▶ **WHAT IS EXPECTED**:
In the entries below, identify every line with the string "this" and copy it.

Code that draws figures:
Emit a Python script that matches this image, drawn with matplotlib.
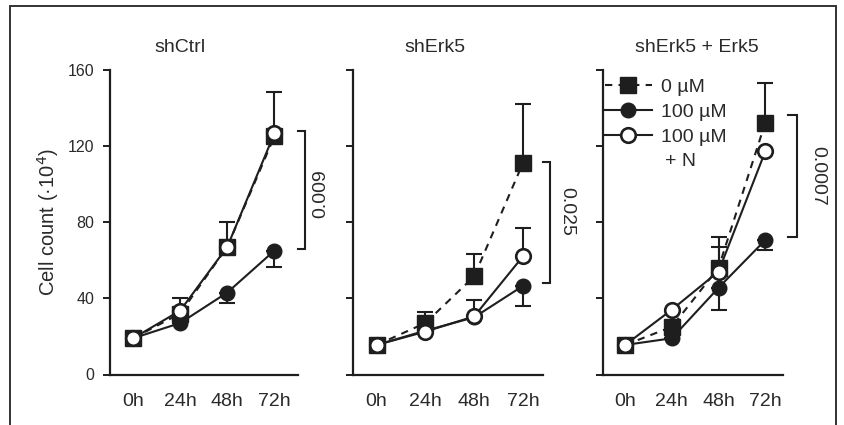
import numpy as np
import matplotlib
matplotlib.use('Agg')
import matplotlib.pyplot as plt
import matplotlib.transforms as mtransforms
from matplotlib.patches import Rectangle

plt.rcParams['font.family'] = ['Liberation Sans', 'DejaVu Sans']

# data
times = ['0h', '24h', '48h', '72h']
panels = ['shCtrl', 'shErk5', 'shErk5 + Erk5']
labels = ['0 µM', '100 µM', '100 µM']

ctrl_sq = [19, 32, 67, 125]
ctrl_sq_up = [0, 8, 13, 23]
ctrl_fc = [19, 27, 43, 65]
ctrl_fc_dn = [0, 0, 5.5, 8.5]
ctrl_oc = [19, 33.5, 67, 126.5]
ctrl_oc_up = [0, 0, 0, 0]

erk_sq = [15.5, 27, 51.5, 111]
erk_sq_up = [0, 6, 11.5, 31]
erk_fc = [15.5, 23, 30, 46.5]
erk_fc_dn = [0, 0, 0, 10.5]
erk_oc = [15.5, 22.5, 30.5, 62]
erk_oc_up = [0, 0, 8.5, 15]

res_sq = [15.5, 25, 56, 132]
res_sq_up = [0, 0, 16, 21]
res_fc = [15.5, 19, 45.5, 70.5]
res_fc_dn = [0, 0, 11.5, 5]
res_oc = [15.5, 34, 54, 117]
res_oc_up = [0, 0, 13, 0]

# p-value brackets: (top, bottom, text)
brackets = [(128, 65.7, '0.009'), (111.3, 48.2, '0.025'), (136, 72, '0.0007')]

series = [
    (ctrl_sq, ctrl_sq_up, ctrl_fc, ctrl_fc_dn, ctrl_oc, ctrl_oc_up),
    (erk_sq, erk_sq_up, erk_fc, erk_fc_dn, erk_oc, erk_oc_up),
    (res_sq, res_sq_up, res_fc, res_fc_dn, res_oc, res_oc_up),
]

W, H = 844, 425
fig = plt.figure(figsize=(W / 100, H / 100), dpi=100)
fig.patches.append(Rectangle((10 / W, -0.05), 826 / W, 1.05 - 6 / H, transform=fig.transFigure,
                             fill=False, lw=1.4, ec='#333333'))

col = '#1e1e1e'
txt = '#2a2a2a'
# axes left/right in px and xlims
boxes = [(109.5, 298), (352.7, 543), (602.7, 783)]
xlims = [(-0.5, 3.5), (-0.49, 3.41), (-0.48, 3.38)]
title_x = [1.0, 1.2, 1.54]
br_x = [(3.49, 3.64), (3.41, 3.56), (3.49, 3.68)]
pv_x = [3.99, 3.89, 4.12]
pv_rot = [90, -90, -90]

x = np.arange(len(times))
for i, ax_px in enumerate(boxes):
    l, r = ax_px
    ax = fig.add_axes([l / W, (H - 374.5) / H, (r - l) / W, 305 / H])
    sq, squp, fc, fcdn, oc, ocup = series[i]
    ekw = dict(fmt='none', ecolor=col, elinewidth=1.5, capsize=6, capthick=1.5)
    ax.errorbar(x, sq, yerr=[np.zeros(4), squp], zorder=2, **ekw)
    ax.errorbar(x, fc, yerr=[fcdn, np.zeros(4)], zorder=2, **ekw)
    ax.errorbar(x, oc, yerr=[np.zeros(4), ocup], zorder=2, **ekw)
    ax.plot(x, sq, ls=(0, (3.5, 3)), color=col, lw=1.5, marker='s', ms=11,
            mfc=col, mec=col, label=labels[0], zorder=3)
    ax.plot(x, fc, ls='-', color=col, lw=1.5, marker='o', ms=10.5,
            mfc=col, mec=col, label=labels[1], zorder=4)
    ax.plot(x, oc, ls='-', color=col, lw=1.5, marker='o', ms=10.5,
            mfc='white', mec=col, mew=1.9, label=labels[2], zorder=5)

    ax.set_xlim(*xlims[i])
    ax.set_ylim(0, 160)
    ax.set_yticks([0, 40, 80, 120, 160])
    ax.set_xticks(x)
    ax.set_xticklabels(times, fontsize=14, color=txt)
    ax.tick_params(axis='x', length=0, pad=13)
    ax.tick_params(axis='y', length=5, width=1.4, color=col, labelsize=11.5,
                   labelcolor=txt, pad=6)
    if i > 0:
        ax.set_yticklabels([])
    else:
        ax.set_ylabel('Cell count (·10$^4$)', fontsize=14.5, color=txt, labelpad=5)
    for s in ['top', 'right']:
        ax.spines[s].set_visible(False)
    for s in ['left', 'bottom']:
        ax.spines[s].set_linewidth(1.6)
        ax.spines[s].set_color(col)

    ax.text(title_x[i], 171.8, panels[i], ha='center', va='center', fontsize=14,
            color=txt, clip_on=False)

    top, bot, ptxt = brackets[i]
    x0, x1 = br_x[i]
    ax.plot([x0, x1, x1, x0], [top, top, bot, bot], color=col, lw=1.5,
            clip_on=False, solid_joinstyle='miter')
    ax.text(pv_x[i], (top + bot) / 2 + (6 if i == 1 else 0) + (-2 if i == 0 else 0),
            ptxt, rotation=pv_rot[i], ha='center', va='center',
            fontsize=14, color=txt, clip_on=False)

    if i == 2:
        ax.legend(loc='upper left', bbox_to_anchor=(0.0, 0.977), frameon=False,
                  fontsize=14, handlelength=2.45, handletextpad=0.45,
                  labelspacing=0.38, borderaxespad=0.0, borderpad=0.1,
                  labelcolor=txt)
        tr = mtransforms.blended_transform_factory(ax.transAxes, ax.transData)
        ax.text(0.345, 111.5, '+ N', fontsize=14, color=txt, ha='left',
                va='center', transform=tr)

fig.savefig('out.png', dpi=100)
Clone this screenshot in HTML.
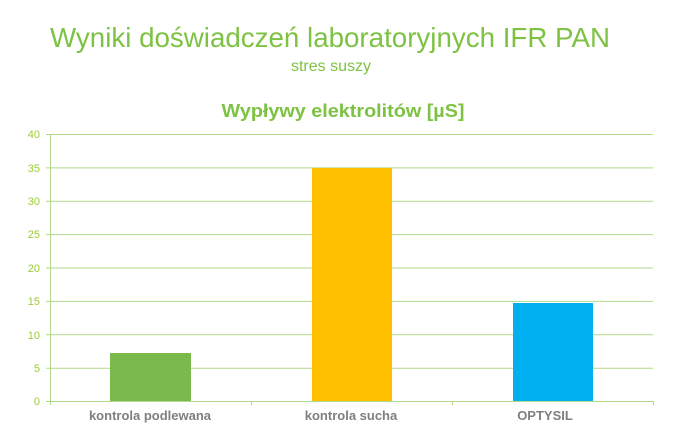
<!DOCTYPE html>
<html><head><style>body{margin:0;background:#fff}svg{display:block}</style></head><body>
<svg width="675" height="446" xmlns="http://www.w3.org/2000/svg" font-family="Liberation Sans, DejaVu Sans, sans-serif">
<text x="330" y="47" text-anchor="middle" font-size="27.5" fill="#7dc242" textLength="560" lengthAdjust="spacingAndGlyphs">Wyniki doświadczeń laboratoryjnych IFR PAN</text>
<text x="331" y="71" text-anchor="middle" font-size="16" fill="#7dc242">stres suszy</text>
<text x="343" y="117" text-anchor="middle" font-size="18" font-weight="bold" fill="#7dc242" textLength="243" lengthAdjust="spacingAndGlyphs">Wypływy elektrolitów  [µS]</text>
<g stroke="#b3d98a" stroke-width="1">
<line x1="46" y1="134.5" x2="653" y2="134.5"/>
<line x1="46" y1="167.9" x2="653" y2="167.9"/>
<line x1="46" y1="201.3" x2="653" y2="201.3"/>
<line x1="46" y1="234.6" x2="653" y2="234.6"/>
<line x1="46" y1="268" x2="653" y2="268"/>
<line x1="46" y1="301.4" x2="653" y2="301.4"/>
<line x1="46" y1="334.8" x2="653" y2="334.8"/>
<line x1="46" y1="368.2" x2="653" y2="368.2"/>
<line x1="46" y1="401.5" x2="653" y2="401.5"/>
<line x1="50.5" y1="134" x2="50.5" y2="405"/>
<line x1="251.5" y1="401" x2="251.5" y2="405"/>
<line x1="452.5" y1="401" x2="452.5" y2="405"/>
<line x1="653.5" y1="401" x2="653.5" y2="405"/>
</g>
<g font-size="11" fill="#9acd32" text-anchor="end">
<text x="40" y="138">40</text><text x="40" y="172">35</text><text x="40" y="205">30</text><text x="40" y="238">25</text><text x="40" y="272">20</text><text x="40" y="305">15</text><text x="40" y="339">10</text><text x="40" y="372">5</text><text x="40" y="405">0</text>
</g>
<rect x="110" y="353" width="81" height="48" fill="#7ab94b"/>
<rect x="312" y="168" width="80" height="233" fill="#ffc000"/>
<rect x="513" y="303" width="80" height="98" fill="#00b0f0"/>
<g font-size="13" font-weight="bold" fill="#7f7f7f" text-anchor="middle">
<text x="150" y="420">kontrola podlewana</text>
<text x="351" y="420">kontrola sucha</text>
<text x="545" y="420">OPTYSIL</text>
</g>
</svg>
</body></html>
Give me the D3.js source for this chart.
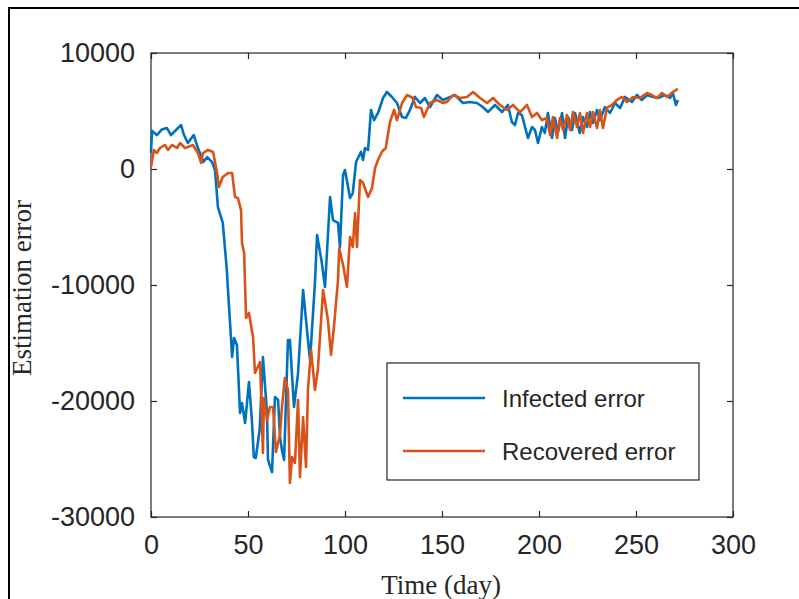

▶ **CORRECT OUTPUT**:
Emit a Python script that matches this image, drawn with matplotlib.
Clone this screenshot in HTML.
Give me the D3.js source for this chart.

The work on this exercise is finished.